Today the police candidly, though privately, admit that law and order did break down in that period and that the security forces simply could not cope. That sense of a society virtually out of control is profoundly damaging for economic prospects: big business will invest in a region suffering from terrorism but many turn away completely from a place where central authority is seen, even momentarily, to be lost.

This point was well put by Northern Ireland's leading business and commercial organisations, which recently combined to deliver a sombre warning: "The world thought that we had turned a corner. It has been shocked - indeed we have surprised ourselves - by the public display of animosity and bitterness. For Northern Ireland the moment of truth has arrived when it must decide whether it wants to be regarded as a credible, serious, first-division economic player or is prepared to accept relegation."

But one problem is that the leaders of the Belfast brigade of the IRA, and the Orangemen who last month blocked hundreds of roads, can both, if unemployed, rely on Britain to cough up their dole money, as well as to continue to search for new investment. There is no perceived economic penalty for extremism.

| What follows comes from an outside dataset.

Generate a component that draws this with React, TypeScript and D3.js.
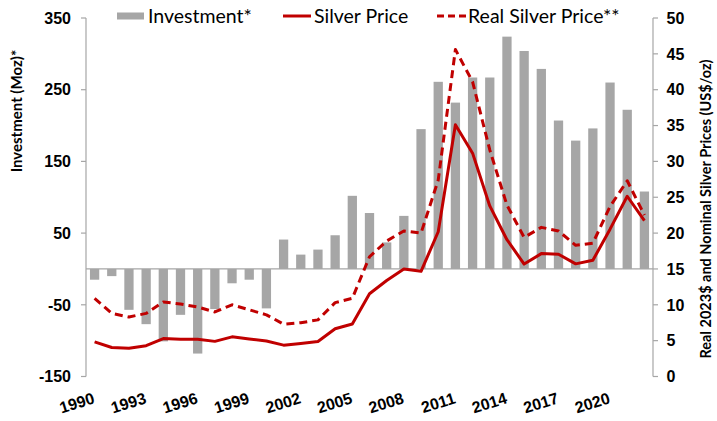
import React from "react";
import * as d3 from "d3";

const years: number[] = d3.range(1990, 2023);
const investment: number[] = [-15, -10, -57, -77, -101, -64, -118, -56, -20, -15, -55, 41, 20, 27, 47, 102, 78, 37, 74, 195, 261, 232, 267, 267, 324, 304, 279, 207, 179, 196, 260, 222, 108];
const silverPrice: number[] = [4.82, 4.04, 3.94, 4.3, 5.29, 5.2, 5.2, 4.9, 5.53, 5.22, 4.95, 4.37, 4.6, 4.88, 6.66, 7.32, 11.55, 13.38, 14.99, 14.67, 20.19, 35.12, 31.15, 23.79, 19.08, 15.68, 17.14, 17.05, 15.71, 16.21, 20.55, 25.14, 21.73];
const realSilverPrice: number[] = [10.9, 8.8, 8.3, 8.8, 10.4, 10.1, 9.7, 9.0, 10.0, 9.3, 8.6, 7.3, 7.5, 7.9, 10.3, 10.9, 16.7, 18.9, 20.3, 20.0, 27.4, 45.6, 41.1, 31.6, 23.9, 19.4, 20.8, 20.3, 18.3, 18.6, 23.7, 27.3, 22.5];
const leftTicks: number[] = [-150, -50, 50, 150, 250, 350];
const rightTicks: number[] = [0, 5, 10, 15, 20, 25, 30, 35, 40, 45, 50];
const xLabelYears: number[] = [1990, 1993, 1996, 1999, 2002, 2005, 2008, 2011, 2014, 2017, 2020];

const W = 717, H = 421;
const L = 86, R = 653, T = 18, B = 376.5;
const GRAY = "#a6a6a6";
const RED = "#c00000";
const TICKFONT = "'Liberation Sans', Arial, sans-serif";
const TITLEFONT = "Lato, 'Open Sans', sans-serif";

export default function App() {
  const x = d3.scaleBand<number>().domain(years).range([L, R]).paddingInner(0.46).paddingOuter(0.23);
  const yL = d3.scaleLinear().domain([-150, 350]).range([B, T]);
  const yR = d3.scaleLinear().domain([0, 50]).range([B, T]);
  const cx = (yr: number) => (x(yr) as number) + x.bandwidth() / 2;
  const line = d3.line<number>().x((_, i) => cx(years[i])).y((d) => yR(d));

  return (
    <svg width={W} height={H} style={{ position: "absolute", left: 0, top: 0, background: "#fff" }}>
      {/* bars */}
      {investment.map((v, i) => (
        <rect key={i} x={x(years[i])} width={x.bandwidth()} y={Math.min(yL(v), yL(0))} height={Math.abs(yL(v) - yL(0))} fill={GRAY} />
      ))}
      {/* zero line */}
      <line x1={L} x2={R} y1={yL(0)} y2={yL(0)} stroke={GRAY} strokeWidth={1.2} />
      {/* left axis */}
      <line x1={L} x2={L} y1={T} y2={B} stroke={GRAY} strokeWidth={1.2} />
      {leftTicks.map((t) => (
        <g key={t}>
          <line x1={L - 5} x2={L} y1={yL(t)} y2={yL(t)} stroke={GRAY} strokeWidth={1.2} />
          <text x={L - 15} y={yL(t)} dy="0.36em" textAnchor="end" fontFamily={TICKFONT} fontWeight="bold" fontSize={16} fill="#000">{t}</text>
        </g>
      ))}
      {/* right axis */}
      <line x1={R} x2={R} y1={T} y2={B} stroke={GRAY} strokeWidth={1.2} />
      {rightTicks.map((t) => (
        <g key={t}>
          <line x1={R} x2={R + 5} y1={yR(t)} y2={yR(t)} stroke={GRAY} strokeWidth={1.2} />
          <text x={R + 13.5} y={yR(t)} dy="0.36em" textAnchor="start" fontFamily={TICKFONT} fontWeight="bold" fontSize={16} fill="#000">{t}</text>
        </g>
      ))}
      {/* x labels */}
      {xLabelYears.map((yr) => (
        <text key={yr} transform={`translate(${cx(yr) + 1},${B + 26.5}) rotate(-17)`} textAnchor="end" fontFamily={TICKFONT} fontWeight="bold" fontSize={16} fill="#000">{yr}</text>
      ))}
      {/* lines */}
      <path d={line(silverPrice) || ""} fill="none" stroke={RED} strokeWidth={3} strokeLinejoin="round" />
      <path d={line(realSilverPrice) || ""} fill="none" stroke={RED} strokeWidth={3} strokeDasharray="8,5" strokeLinejoin="round" />
      {/* axis titles */}
      <text transform={`translate(22,111) rotate(-90)`} textAnchor="middle" fontFamily={TITLEFONT} fontWeight="bold" fontSize={15} fill="#000">Investment (Moz)*</text>
      <text transform={`translate(711,209) rotate(-90)`} textAnchor="middle" fontFamily={TITLEFONT} fontWeight="bold" fontSize={14.5} fill="#000">Real 2023$ and Nominal Silver Prices (US$/oz)</text>
      {/* legend */}
      <rect x={117} y={12.5} width={27} height={7} fill={GRAY} />
      <text x={148} y={23} fontFamily={TITLEFONT} fontSize={19.5} fill="#000">Investment*</text>
      <line x1={283} x2={311} y1={16} y2={16} stroke={RED} strokeWidth={3} />
      <text x={314} y={23} fontFamily={TITLEFONT} fontSize={19.5} fill="#000">Silver Price</text>
      <line x1={437} x2={466} y1={16} y2={16} stroke={RED} strokeWidth={3} strokeDasharray="7,4" />
      <text x={468} y={23} fontFamily={TITLEFONT} fontSize={19.5} fill="#000">Real Silver Price**</text>
    </svg>
  );
}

There is no local political penalty either. There is no indication that David Trimble's Ulster Unionists will suffer at the polls for their identification with Drumcree: indeed, the chances are that their next vote will go up. Similarly Sinn Fein, which has played a cool, calculating hand in many of the parading controversies, is currently on the crest of a wave.

The reduction of politics to geo-sectarian street manoeuvres has led many moderate Unionists to something close to despair. The closest thing they have to a political voice are probably the business organisations quoted above, but the business community has become almost completely detached from Unionist politics, and has only marginal influence on it.

The fact that there is also deep disillusionment throughout constitutional nationalism, north and south, is a factor which may significantly increase instability. Non-violent nationalists were clearly collectively scandalised by Drumcree, which at a stroke all but shattered their confidence in the Government and the RUC.

At this moment the arguments within nationalism are being won by those who say Protestants will never accept Catholics as equals; that Unionism will never formulate a deal acceptable to nationalists; that the RUC will never be an acceptable police force; that Britain lacks the will or the means to deal with Orange mobs - in short, that Northern Ireland cannot be gradually reformed into a truly equal society.

It will be disastrous if these views harden from expressions of anger into settled conclusions. Nationalists will only be induced to shelve their aspiration to a united Ireland in return for a deal offering them equality and parity of esteem. If this is not on offer, then nationalism as a whole will conclude that Northern Ireland is, and will remain, an unjust entity. Such a communal judgement would give the IRA the moral cloud-cover for a fierce and protracted new campaign; the loyalist paramilitaries will reciprocate; and a new and terrible cycle will begin. The current poisonous atmosphere will provide plenty of recruits to the two equally futile causes.

There are few indications that the Government fully grasps the seriousness of the situation. Sir Patrick Mayhew looks tired, at a loss, and possibly demob-happy. John Major has devoted more time, energy and thought to Ireland than any prime minister since Gladstone and Lloyd George; sadly, his efforts have yet to receive their reward. He has many other items on his agenda, but he must continue to make Ireland an urgent priority. Otherwise he risks entering next year's general election with a rapidly worsening situation.